By Alan Charlish
WARSAW (Reuters) -A parliamentary commission could be formed at the turn of the year to investigate allegations that Poland’s nationalist government used Pegasus spyware against its opponents, a newly elected lawmaker who reportedly had his phone hacked said.
Gazeta Wyborcza daily reported in March that the phone of Jacek Karnowski was hacked using the software developed by Israel-based NSO Group in 2018-2019, when he was working on the opposition campaign for elections to the upper house of parliament, the Senate.
At the time Karnowski was mayor of the seaside resort of Sopot, a role he left after being elected to parliament on Sunday as part of a bloc of pro-European Union parties that are now poised to take power.
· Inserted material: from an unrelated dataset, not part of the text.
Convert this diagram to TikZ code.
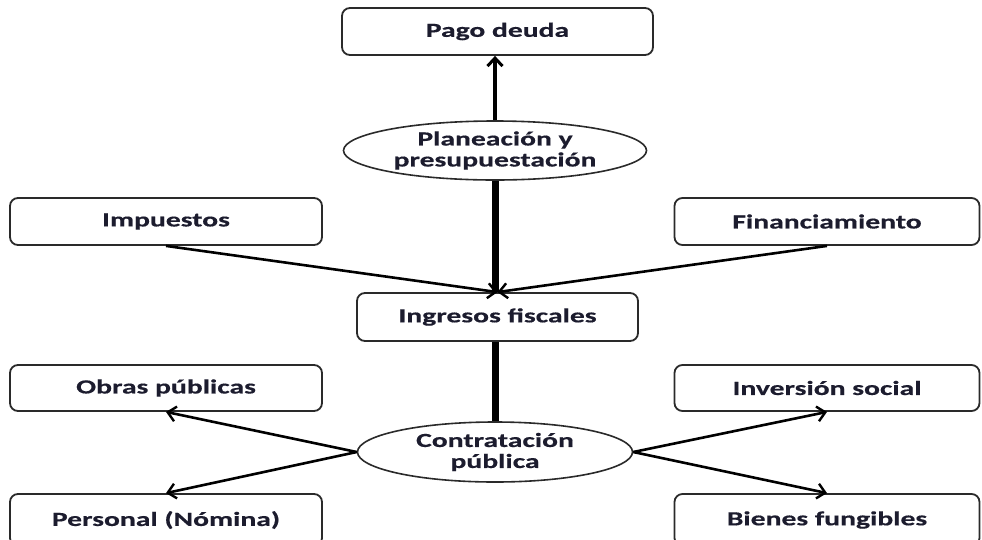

“I expect an investigative commission to be formed,” Karnowski told Reuters. “I think this is realistic at the turn of the year.”
In 2022 the opposition-controlled Senate created a commission to look into the phone-hacking allegations but it had no official investigative powers.
Karnowski said that senior officials including Prime Minister Mateusz Morawiecki and the leader of the ruling nationalist Law and Justice (PiS) party Jaroslaw Kaczynski should be called before the commission.
PiS has said that Poland has access to Pegasus, but has dismissed suggestions it was used against political opponents.
PiS came first in the election but is unlikely to be able to form a government for want of a coalition ally. The leaders of the three groupings that secured a combined majority have called on President Andrzej Duda, a PiS ally, not to delay appointing a new prime minister.
However, Duda’s aides have said that he will not be rushed into making a decision.